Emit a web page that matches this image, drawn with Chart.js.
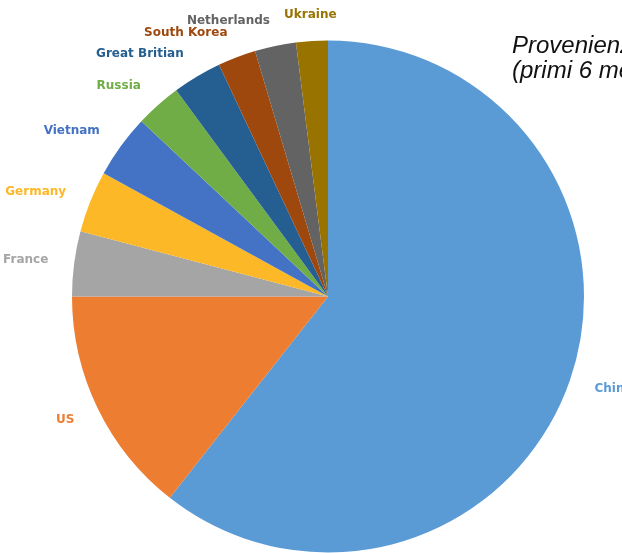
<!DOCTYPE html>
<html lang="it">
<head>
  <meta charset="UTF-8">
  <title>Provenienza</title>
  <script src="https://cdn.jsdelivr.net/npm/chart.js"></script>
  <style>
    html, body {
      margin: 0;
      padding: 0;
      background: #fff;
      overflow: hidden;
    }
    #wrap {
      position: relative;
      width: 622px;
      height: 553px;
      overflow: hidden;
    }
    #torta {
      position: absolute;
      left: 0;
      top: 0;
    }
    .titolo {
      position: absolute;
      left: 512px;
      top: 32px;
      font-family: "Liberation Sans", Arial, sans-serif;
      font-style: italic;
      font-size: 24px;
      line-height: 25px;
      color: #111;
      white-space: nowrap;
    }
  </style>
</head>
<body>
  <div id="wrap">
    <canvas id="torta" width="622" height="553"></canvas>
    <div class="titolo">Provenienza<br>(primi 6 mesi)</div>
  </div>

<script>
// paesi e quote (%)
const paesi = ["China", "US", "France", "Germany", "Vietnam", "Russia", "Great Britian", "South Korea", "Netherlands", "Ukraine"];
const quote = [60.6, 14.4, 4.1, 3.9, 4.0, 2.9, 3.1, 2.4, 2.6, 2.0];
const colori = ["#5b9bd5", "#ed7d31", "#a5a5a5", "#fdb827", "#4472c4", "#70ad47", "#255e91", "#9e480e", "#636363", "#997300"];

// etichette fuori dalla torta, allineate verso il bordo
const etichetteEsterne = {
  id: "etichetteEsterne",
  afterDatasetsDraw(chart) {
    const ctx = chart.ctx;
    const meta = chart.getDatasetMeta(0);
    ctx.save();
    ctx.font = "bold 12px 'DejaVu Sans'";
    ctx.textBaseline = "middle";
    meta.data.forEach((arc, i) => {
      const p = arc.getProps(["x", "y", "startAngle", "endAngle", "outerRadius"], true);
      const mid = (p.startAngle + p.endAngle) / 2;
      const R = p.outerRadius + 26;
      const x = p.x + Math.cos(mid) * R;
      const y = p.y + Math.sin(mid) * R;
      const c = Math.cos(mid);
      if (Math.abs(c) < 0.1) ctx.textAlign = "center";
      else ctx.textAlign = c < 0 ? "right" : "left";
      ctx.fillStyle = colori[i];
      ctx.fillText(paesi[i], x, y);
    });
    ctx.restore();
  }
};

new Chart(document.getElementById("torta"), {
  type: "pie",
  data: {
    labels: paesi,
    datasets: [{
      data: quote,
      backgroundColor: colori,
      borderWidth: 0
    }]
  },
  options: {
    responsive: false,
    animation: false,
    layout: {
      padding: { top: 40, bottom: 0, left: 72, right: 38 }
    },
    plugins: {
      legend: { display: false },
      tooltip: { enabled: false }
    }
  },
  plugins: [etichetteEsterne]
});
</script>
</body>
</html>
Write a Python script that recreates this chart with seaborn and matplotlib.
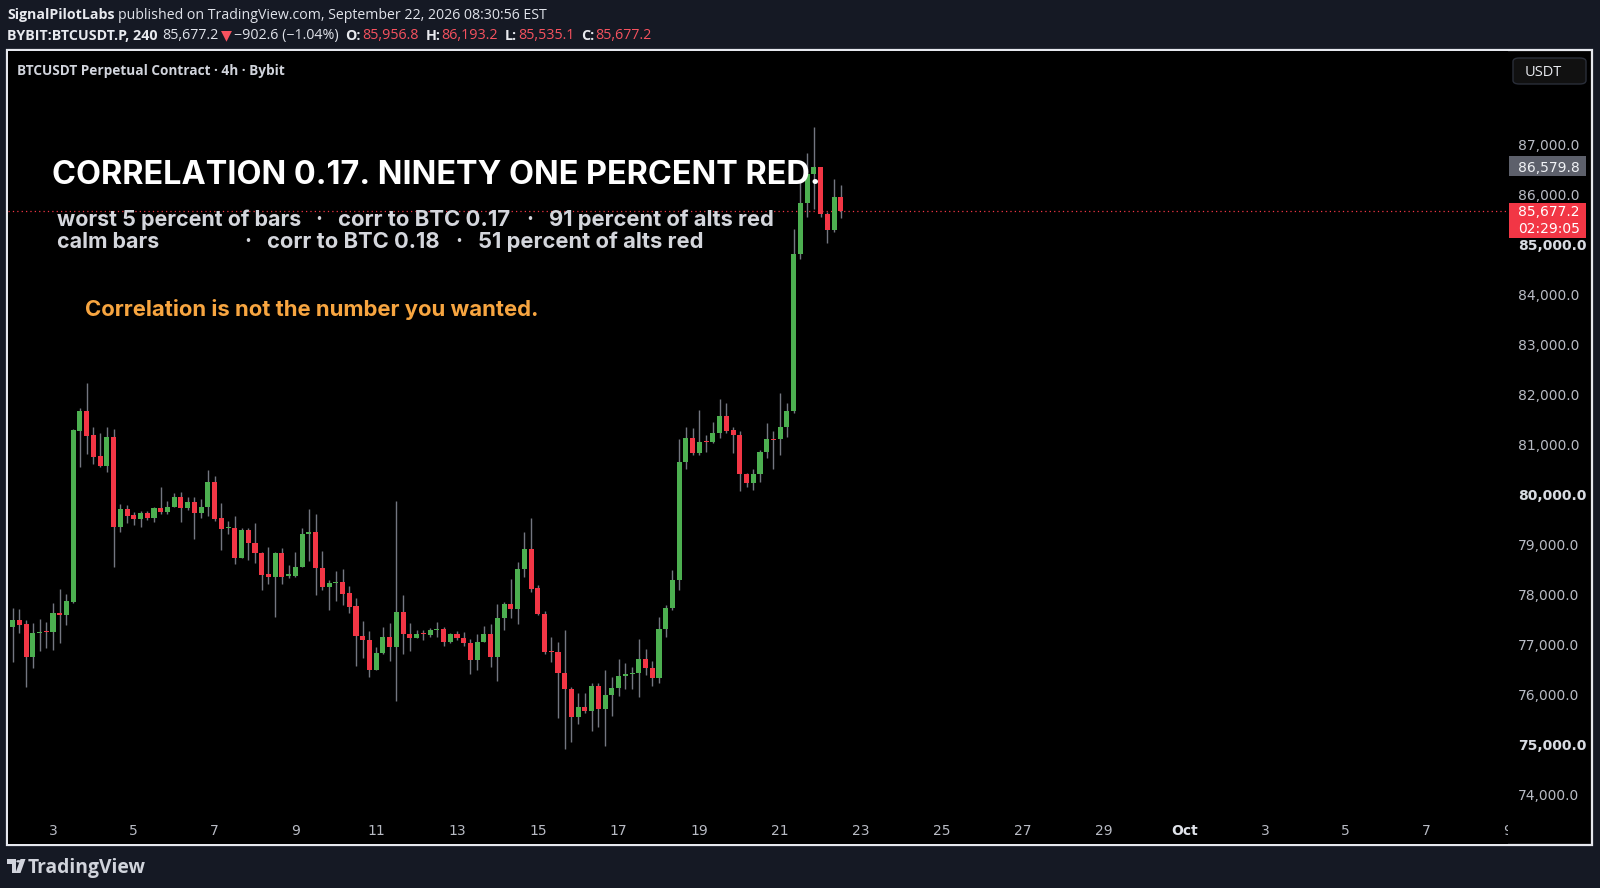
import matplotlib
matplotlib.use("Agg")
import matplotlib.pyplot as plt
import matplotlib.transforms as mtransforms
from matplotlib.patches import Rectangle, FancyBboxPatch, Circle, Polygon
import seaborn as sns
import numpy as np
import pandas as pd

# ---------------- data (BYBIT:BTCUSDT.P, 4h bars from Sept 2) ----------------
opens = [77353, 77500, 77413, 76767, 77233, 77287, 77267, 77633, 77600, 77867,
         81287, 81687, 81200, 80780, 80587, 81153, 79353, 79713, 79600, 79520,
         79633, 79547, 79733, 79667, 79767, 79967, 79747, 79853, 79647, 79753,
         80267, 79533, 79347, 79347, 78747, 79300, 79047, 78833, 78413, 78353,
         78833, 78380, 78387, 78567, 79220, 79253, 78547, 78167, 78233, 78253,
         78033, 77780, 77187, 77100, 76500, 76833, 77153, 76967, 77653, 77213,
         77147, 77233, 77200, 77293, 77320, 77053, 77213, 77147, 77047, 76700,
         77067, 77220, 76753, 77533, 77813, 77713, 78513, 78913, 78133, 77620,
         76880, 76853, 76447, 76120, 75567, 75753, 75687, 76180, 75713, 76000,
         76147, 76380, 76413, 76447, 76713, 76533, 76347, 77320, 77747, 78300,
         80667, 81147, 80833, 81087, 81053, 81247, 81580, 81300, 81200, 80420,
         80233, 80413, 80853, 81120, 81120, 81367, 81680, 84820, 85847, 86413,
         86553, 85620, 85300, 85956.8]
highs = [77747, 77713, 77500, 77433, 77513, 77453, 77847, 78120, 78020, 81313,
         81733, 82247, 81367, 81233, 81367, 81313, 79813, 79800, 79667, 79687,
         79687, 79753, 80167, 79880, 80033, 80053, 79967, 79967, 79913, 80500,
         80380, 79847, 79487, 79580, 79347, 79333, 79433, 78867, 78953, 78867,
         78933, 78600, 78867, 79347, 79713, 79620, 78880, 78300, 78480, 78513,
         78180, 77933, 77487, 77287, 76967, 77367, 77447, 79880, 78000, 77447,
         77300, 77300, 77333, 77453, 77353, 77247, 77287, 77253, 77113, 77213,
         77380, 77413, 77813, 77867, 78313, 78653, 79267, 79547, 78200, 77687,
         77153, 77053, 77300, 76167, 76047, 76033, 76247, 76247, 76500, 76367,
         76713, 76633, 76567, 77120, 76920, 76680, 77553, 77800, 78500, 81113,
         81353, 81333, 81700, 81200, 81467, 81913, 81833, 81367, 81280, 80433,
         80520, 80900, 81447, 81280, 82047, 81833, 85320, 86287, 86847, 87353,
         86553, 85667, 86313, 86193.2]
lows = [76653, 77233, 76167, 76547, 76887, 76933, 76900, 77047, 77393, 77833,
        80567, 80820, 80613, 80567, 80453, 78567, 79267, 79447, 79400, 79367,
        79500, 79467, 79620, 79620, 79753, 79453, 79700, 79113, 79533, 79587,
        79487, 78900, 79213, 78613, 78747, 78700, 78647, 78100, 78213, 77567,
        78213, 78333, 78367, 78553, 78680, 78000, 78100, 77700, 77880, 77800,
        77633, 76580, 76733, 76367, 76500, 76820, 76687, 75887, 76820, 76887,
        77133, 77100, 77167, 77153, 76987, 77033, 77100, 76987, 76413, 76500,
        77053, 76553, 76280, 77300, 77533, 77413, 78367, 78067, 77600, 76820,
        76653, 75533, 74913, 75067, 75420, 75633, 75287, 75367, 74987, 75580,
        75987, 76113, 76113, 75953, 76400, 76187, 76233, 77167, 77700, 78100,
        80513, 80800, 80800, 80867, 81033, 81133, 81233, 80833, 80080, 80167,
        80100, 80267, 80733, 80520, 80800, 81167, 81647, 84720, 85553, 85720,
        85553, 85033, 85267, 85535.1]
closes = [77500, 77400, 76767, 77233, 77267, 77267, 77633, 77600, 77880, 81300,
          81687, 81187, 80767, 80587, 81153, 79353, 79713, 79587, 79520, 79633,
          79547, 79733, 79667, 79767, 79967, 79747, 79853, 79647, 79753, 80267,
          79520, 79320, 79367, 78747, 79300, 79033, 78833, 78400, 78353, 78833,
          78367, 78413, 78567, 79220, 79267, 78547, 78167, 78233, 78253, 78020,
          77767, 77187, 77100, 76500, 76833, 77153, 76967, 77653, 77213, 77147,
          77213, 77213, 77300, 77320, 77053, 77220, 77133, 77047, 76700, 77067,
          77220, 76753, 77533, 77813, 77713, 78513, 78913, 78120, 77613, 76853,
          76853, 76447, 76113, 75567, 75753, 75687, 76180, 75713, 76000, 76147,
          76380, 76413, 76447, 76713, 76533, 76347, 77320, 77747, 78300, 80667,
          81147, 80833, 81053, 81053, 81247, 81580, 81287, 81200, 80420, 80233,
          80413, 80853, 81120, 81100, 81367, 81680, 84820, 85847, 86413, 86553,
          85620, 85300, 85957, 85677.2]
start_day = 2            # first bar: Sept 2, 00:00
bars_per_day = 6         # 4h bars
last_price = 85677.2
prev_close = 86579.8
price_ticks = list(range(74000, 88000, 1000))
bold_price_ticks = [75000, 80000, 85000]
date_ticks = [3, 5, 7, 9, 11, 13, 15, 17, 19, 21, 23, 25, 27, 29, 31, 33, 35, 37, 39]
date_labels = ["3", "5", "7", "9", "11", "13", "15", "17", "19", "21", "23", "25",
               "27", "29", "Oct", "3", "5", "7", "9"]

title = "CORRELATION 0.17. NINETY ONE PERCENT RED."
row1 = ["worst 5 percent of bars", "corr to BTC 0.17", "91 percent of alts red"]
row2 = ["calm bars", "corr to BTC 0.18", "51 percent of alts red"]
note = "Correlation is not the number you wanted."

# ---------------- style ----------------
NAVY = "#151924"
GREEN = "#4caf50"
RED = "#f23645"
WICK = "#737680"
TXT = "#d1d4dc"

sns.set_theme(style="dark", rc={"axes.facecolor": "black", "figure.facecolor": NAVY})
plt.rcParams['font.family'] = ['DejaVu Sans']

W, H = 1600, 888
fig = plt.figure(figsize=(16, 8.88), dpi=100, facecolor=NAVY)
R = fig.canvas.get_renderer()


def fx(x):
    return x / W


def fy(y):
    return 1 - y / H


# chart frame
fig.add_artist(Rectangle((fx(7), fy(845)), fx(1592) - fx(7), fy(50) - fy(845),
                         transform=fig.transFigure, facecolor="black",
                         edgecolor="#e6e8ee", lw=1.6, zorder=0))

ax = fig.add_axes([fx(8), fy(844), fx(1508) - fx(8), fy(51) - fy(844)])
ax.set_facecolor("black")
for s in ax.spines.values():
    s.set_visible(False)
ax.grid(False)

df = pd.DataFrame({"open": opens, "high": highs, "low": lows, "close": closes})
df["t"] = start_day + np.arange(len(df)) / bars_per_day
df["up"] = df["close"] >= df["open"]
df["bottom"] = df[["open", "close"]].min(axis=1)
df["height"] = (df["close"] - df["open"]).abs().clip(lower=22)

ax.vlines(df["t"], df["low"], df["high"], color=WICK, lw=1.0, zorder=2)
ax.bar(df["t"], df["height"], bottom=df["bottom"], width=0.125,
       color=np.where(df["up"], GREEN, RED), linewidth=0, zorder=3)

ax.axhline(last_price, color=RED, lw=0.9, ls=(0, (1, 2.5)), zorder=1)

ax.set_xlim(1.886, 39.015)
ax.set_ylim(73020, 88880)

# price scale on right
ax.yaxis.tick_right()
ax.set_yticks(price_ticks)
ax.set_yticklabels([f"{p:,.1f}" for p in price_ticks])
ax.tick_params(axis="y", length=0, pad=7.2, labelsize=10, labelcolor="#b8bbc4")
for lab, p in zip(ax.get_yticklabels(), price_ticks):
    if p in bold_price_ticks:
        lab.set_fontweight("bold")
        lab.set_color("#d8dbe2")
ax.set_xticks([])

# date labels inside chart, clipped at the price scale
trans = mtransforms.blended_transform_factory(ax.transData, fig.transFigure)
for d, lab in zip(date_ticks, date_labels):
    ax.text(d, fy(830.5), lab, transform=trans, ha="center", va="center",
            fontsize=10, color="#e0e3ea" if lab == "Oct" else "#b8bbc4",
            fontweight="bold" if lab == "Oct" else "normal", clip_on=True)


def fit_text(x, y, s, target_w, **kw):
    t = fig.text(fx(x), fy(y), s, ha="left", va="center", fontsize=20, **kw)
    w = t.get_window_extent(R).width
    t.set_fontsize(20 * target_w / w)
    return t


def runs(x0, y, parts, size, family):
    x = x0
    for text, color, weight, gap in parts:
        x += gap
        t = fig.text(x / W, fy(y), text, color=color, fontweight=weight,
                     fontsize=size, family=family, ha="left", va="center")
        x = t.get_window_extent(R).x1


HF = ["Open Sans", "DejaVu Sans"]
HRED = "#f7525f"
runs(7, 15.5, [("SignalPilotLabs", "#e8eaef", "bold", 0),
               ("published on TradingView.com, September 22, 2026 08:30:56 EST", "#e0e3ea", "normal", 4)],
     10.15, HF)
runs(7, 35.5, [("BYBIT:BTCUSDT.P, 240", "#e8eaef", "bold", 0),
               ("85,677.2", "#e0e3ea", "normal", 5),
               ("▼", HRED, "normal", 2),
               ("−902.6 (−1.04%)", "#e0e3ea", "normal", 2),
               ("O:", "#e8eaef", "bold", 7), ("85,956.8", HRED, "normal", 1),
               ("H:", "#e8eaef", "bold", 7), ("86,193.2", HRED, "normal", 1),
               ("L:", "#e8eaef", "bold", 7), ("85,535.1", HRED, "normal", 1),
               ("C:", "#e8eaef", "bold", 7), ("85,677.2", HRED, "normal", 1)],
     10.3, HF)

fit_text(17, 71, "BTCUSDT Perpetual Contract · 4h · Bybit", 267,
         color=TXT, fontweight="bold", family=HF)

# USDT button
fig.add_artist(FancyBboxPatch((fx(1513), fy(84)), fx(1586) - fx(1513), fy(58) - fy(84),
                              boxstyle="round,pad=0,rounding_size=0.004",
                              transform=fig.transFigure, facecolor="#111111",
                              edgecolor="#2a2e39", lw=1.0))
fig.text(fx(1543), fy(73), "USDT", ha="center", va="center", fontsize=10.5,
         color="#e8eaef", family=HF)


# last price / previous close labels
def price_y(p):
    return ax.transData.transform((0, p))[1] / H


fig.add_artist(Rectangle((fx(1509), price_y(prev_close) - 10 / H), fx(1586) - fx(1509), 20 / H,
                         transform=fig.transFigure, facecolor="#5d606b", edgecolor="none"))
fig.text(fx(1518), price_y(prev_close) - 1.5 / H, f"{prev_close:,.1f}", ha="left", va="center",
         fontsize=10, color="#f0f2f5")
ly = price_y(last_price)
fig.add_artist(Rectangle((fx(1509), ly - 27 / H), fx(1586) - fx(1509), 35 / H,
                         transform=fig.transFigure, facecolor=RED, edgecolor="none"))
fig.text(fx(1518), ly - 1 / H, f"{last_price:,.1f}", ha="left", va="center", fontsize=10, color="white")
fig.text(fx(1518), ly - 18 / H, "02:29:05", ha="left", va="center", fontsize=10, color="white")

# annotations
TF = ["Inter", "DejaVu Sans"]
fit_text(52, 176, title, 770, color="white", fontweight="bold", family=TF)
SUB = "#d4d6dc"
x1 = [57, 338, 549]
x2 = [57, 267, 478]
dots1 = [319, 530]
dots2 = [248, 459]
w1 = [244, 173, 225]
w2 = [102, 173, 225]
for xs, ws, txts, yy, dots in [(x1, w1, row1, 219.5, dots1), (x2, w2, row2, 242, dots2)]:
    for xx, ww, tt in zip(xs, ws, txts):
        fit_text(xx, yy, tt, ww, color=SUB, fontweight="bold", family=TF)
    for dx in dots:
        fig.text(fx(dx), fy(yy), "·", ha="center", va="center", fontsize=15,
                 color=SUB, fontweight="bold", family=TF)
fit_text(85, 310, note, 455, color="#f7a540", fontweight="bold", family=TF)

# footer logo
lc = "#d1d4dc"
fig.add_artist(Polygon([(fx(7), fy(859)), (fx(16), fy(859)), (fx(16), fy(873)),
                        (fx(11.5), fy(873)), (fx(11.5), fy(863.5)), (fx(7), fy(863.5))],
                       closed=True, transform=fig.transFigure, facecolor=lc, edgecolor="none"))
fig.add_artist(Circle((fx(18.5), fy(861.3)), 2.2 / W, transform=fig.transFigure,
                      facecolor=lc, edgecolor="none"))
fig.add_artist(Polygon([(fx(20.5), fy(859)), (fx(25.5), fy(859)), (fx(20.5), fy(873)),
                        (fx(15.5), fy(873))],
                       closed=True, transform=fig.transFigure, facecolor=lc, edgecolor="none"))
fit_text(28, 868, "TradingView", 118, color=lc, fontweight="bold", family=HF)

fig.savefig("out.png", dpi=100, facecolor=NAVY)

*Do this*:
How many lines in the listing above contain the string "script"? Answer with the number only.

*Written response*:
4